Jeffrey Ladish, the director of Palisade Research, a Berkeley-based organisation, said the study shows the world is rapidly approaching a point of no return for containing advanced systems.
“We’re rapidly approaching the point where no one would be able to shut down a rogue AI, because it would be able to self-exfiltrate its weights and copy itself to thousands of computers around the world,” Ladish said. The Guardian reported that cybersecurity experts described the research as interesting but not alarming at this stage.
Jamieson O’Reilly, an expert in offensive cybersecurity, said the testing environments were like soft jelly in many cases.
“That doesn’t take away from the value of their research, but it does mean the outcome might look far less scary in a real enterprise environment with even a medium level of monitoring,” O’Reilly said. O’Reilly added that what Palisade documented has been technically possible for months.
“Malware has been moving copies of itself around for decades, it’s just that no one has done this in the wild, as far as I know, with local [large language models],” he said.
He noted that Palisade is the first to formally document it end-to-end in a paper. The study forms the latest in a series of reported AI capabilities observed in recent months. In March researchers at Alibaba claimed to have caught a system they developed called Rome tunnelling out of its environment to an external system in order to mine crypto.

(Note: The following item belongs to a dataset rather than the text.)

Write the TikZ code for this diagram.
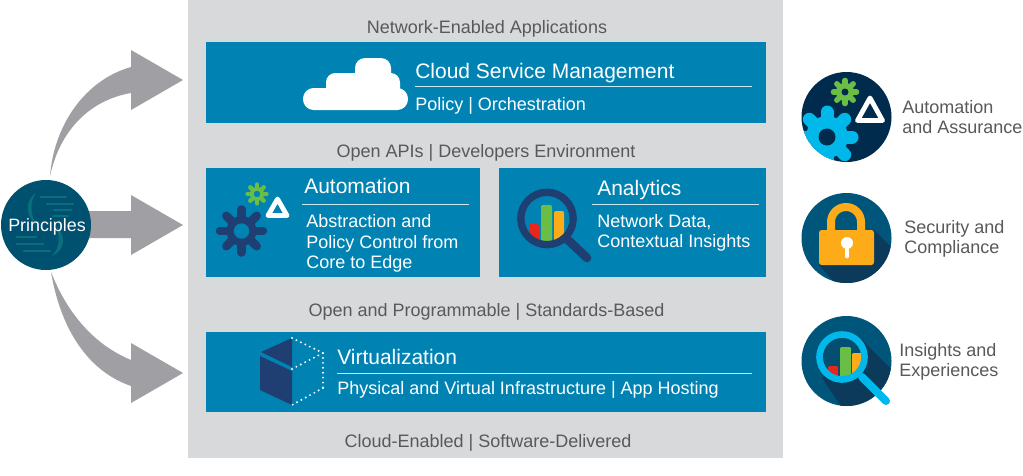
\documentclass[tikz,border=0pt]{standalone}
\usepackage{fontspec}
\setmainfont{Liberation Sans}
\definecolor{panel}{HTML}{D8D9DA}
\definecolor{boxblue}{HTML}{0083B3}
\definecolor{arrowgray}{HTML}{A0A0A4}
\definecolor{labelgray}{HTML}{58595B}
\definecolor{tealdark}{HTML}{00506F}
\definecolor{tealline}{HTML}{0B6E7C}
\definecolor{navy}{HTML}{1F3F73}
\definecolor{deepnavy}{HTML}{002B4C}
\definecolor{midteal}{HTML}{00567A}
\definecolor{shadowtone}{HTML}{0C3A5B}
\definecolor{sky}{HTML}{00B8EA}
\definecolor{leaf}{HTML}{6ABD45}
\definecolor{amber}{HTML}{FDAB18}
\definecolor{barred}{HTML}{E8261C}
\newcommand{\fs}[1]{\fontsize{#1}{#1}\selectfont}
\newcommand{\gearicon}[8]{% x y spokeR spokeW hubR holeR colour holecolour
  \begin{scope}[shift={(#1,#2)}]
    \foreach \a in {0,45,...,315}
      \draw[#7,line width=#4*0.75pt,line cap=round] (0,0) -- (\a:#3);
    \fill[#7] (0,0) circle (#5);
    \fill[#8] (0,0) circle (#6);
  \end{scope}}
\tikzset{
  x=0.75pt,y=-0.75pt,
  head/.style={anchor=base west,text=white,inner sep=0pt,font=\fs{15.75pt}},
  body/.style={anchor=base west,text=white,inner sep=0pt,font=\fs{13.5pt}},
  band/.style={anchor=base,text=labelgray,inner sep=0pt,font=\fs{13.5pt}},
  side/.style={anchor=base west,text=labelgray,inner sep=0pt,font=\fs{13.5pt}},
  rule/.style={draw=white!80!boxblue,line width=0.75pt},
  bigarrow/.style={fill=arrowgray,draw=none},
  cell/.style={fill=boxblue,draw=none},
  dots/.style={draw=white,line width=1.6pt,line cap=round,dash pattern=on 0pt off 3.7pt},
}
\begin{document}
\begin{tikzpicture}
\useasboundingbox (0,0) rectangle (1023,475);
\fill[white] (0,0) rectangle (1023,475);
% panel and cells
\fill[panel] (188,0) rectangle (783,458);
\fill[cell] (206,42) rectangle (766,123);
\fill[cell] (206,168) rectangle (480,277);
\fill[cell] (499,168) rectangle (766,277);
\fill[cell] (206,332) rectangle (766,412);
% band labels
\node[band] (lnet) at (487,33) {Network-Enabled Applications};
\node[band] (lapi) at (486,157) {Open APIs | Developers Environment};
\node[band] (lopen) at (486.5,316) {Open and Programmable | Standards-Based};
\node[band] (lcloud) at (488,447) {Cloud-Enabled | Software-Delivered};
% arrows
\fill[bigarrow] (50,176) .. controls (54,125) and (85,80) .. (131,67) -- (131,50) -- (183,80) -- (131,110) -- (131,93) .. controls (90,100) and (60,130) .. (50,176) -- cycle;
\fill[bigarrow] (85,211) -- (131,211) -- (131,195) -- (183,225) -- (131,255) -- (131,238) -- (85,238) -- cycle;
\fill[bigarrow] (51,272) .. controls (68,315) and (95,345) .. (131,360) -- (131,343) -- (183,373) -- (131,403) -- (131,386) .. controls (85,370) and (60,325) .. (51,272) -- cycle;
% principles
\fill[tealdark] (46,225) circle (45);
\begin{scope}
  \foreach \xa/\xb/\yy in {41/66/197,47/73/204,54/71/210,53/68/216,17/36/237,17/43/244,24/50/251}
    \draw[tealline,line width=1.9pt,line cap=round] (\xa,\yy) -- (\xb,\yy);
  \fill[tealline] (36,193) .. controls (25,200) and (25,215) .. (36,225) .. controls (31,215) and (29,203) .. (36,193) -- cycle;
  \fill[tealline] (52,256) .. controls (66,250) and (66,235) .. (56,226) .. controls (60,236) and (60,248) .. (52,256) -- cycle;
\end{scope}
\node[anchor=base,text=white,inner sep=0pt,font=\fs{13.4pt}] (princ) at (47,231) {Principles};
% cloud
\fill[white,rounded corners=8pt] (303,88) rectangle (408,110);
\fill[white,rounded corners=7pt] (326,73) rectangle (400,100);
\fill[white,rounded corners=7.5pt] (355,58) rectangle (391,85);
% top cell
\node[head] (tcloud) at (415,78) {Cloud Service Management};
\draw[rule] (415,86) -- (752,86);
\node[body] (tpol) at (415,110) {Policy | Orchestration};
% automation cell
\gearicon{241.5}{231}{21.5}{8.5}{15}{7.7}{navy}{boxblue}
\gearicon{257}{194}{9.5}{4.4}{7}{3.2}{leaf}{boxblue}
\draw[white,line width=3.6pt,line join=round] (277.5,199) -- (268,215.5) -- (287,215.5) -- cycle;
\node[head] (tauto) at (304,193) {Automation};
\draw[rule] (302,204) -- (469,204);
\node[body] (ta1) at (306,227) {Abstraction and};
\node[body] (ta2) at (306,248) {Policy Control from};
\node[body] (ta3) at (306,268) {Core to Edge};
% analytics cell
\begin{scope}
  \clip (547,218.5) circle (24);
  \fill[barred,rounded corners=1] (529,224) rectangle (539,245);
  \fill[leaf,rounded corners=1] (541,205) rectangle (552,241);
  \fill[amber,rounded corners=1] (554,211) rectangle (564,245);
\end{scope}
\draw[navy,line width=5.5pt] (547,218.5) circle (26.2);
\draw[navy,line width=6.5pt,line cap=round] (567,239) -- (587,258);
\node[head] (tana) at (597,195) {Analytics};
\draw[rule] (592,204) -- (759,204);
\node[body] (tn1) at (597,227) {Network Data,};
\node[body] (tn2) at (597,247) {Contextual Insights};
% cube
\fill[navy] (260,356) -- (292,371) -- (292,405) -- (260,390) -- cycle;
\fill[navy] (292,338) -- (292,367) -- (261,352) -- cycle;
\draw[dots] (292,338) -- (323,353);
\draw[dots] (292,369) -- (323,353);
\draw[dots] (323,353) -- (323,388);
\draw[dots] (323,388) -- (292,405);
\node[head] (tvirt) at (337,364) {Virtualization};
\draw[rule] (337,373) -- (752,373);
\node[body] (tphys) at (337,394) {Physical and Virtual Infrastructure | App Hosting};
% right icon 1
\fill[deepnavy] (846.5,117) circle (45);
\begin{scope}
  \clip (846.5,117) circle (45);
  \gearicon{827}{137}{25}{13}{21}{8.5}{sky}{deepnavy}
\end{scope}
\gearicon{845}{92}{11.5}{5.6}{9}{3.5}{leaf}{deepnavy}
\draw[white,line width=3.6pt,line join=round] (870,98) -- (857.5,120.5) -- (882.5,120.5) -- cycle;
\node[side] (r1a) at (902,113) {Automation};
\node[side] (r1b) at (902,133) {and Assurance};
% right icon 2
\fill[midteal] (846.5,238) circle (45);
\begin{scope}
  \clip (846.5,238) circle (45);
  \fill[shadowtone] (874,230) -- (900,256) -- (900,300) -- (850,300) -- (819,265) -- cycle;
\end{scope}
\draw[amber,line width=6pt] (831,232) -- (831,222) arc (180:360:15) -- (861,232);
\fill[amber,rounded corners=2] (819,230) rectangle (874,265);
\fill[white] (847,243) circle (6);
\draw[white,line width=3.6pt,line cap=round] (847,243) -- (847,256);
\node[side] (r2a) at (904,233) {Security and};
\node[side] (r2b) at (904,253) {Compliance};
% right icon 3
\fill[midteal] (846.5,361) circle (45);
\begin{scope}
  \clip (846.5,361) circle (45);
  \fill[shadowtone] (860,338) -- (900,378) -- (900,420) -- (850,420) -- (822,378) -- cycle;
\end{scope}
\fill[midteal!70!shadowtone] (842,357) circle (23);
\begin{scope}
  \clip (842,357) circle (22);
  \fill[barred,rounded corners=1] (828,366) rectangle (838,385);
  \fill[leaf,rounded corners=1] (840,347) rectangle (851,385);
  \fill[amber,rounded corners=1] (852,353) rectangle (863,385);
\end{scope}
\draw[sky,line width=5pt] (842,357) circle (22.5);
\draw[sky,line width=6pt,line cap=round] (862,377) -- (886,401);
\node[side] (r3a) at (899,356) {Insights and};
\node[side] (r3b) at (899,376) {Experiences};
\end{tikzpicture}
\end{document}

In February a purportedly AI-only social network called Moltbook appeared to show AI agents autonomously inventing religions and plotting against their human masters. Michał Woźniak, an independent cybersecurity expert, said the work was interesting but asked “is this paper something that will cause me to lose any sleep as an information security expert?
” O’Reilly and Woźniak both noted that the environment Palisade used was custom-made with intentionally designed vulnerabilities that were probably easier to exploit than real-world networks such as a bank or a business’s intranet.
While a lot of computer viruses can already copy themselves onto new computers, this is likely the first time an AI model has been shown capable of exploiting vulnerabilities to copy itself onto a new server, O’Reilly said. An AI model copying itself onto another system in a test environment is not the same as it going rogue in a doomsday scenario.
There are considerable obstacles it would have to surmount to achieve this in the real world, including the size of current AI models which makes undetected copying unrealistic in many situations.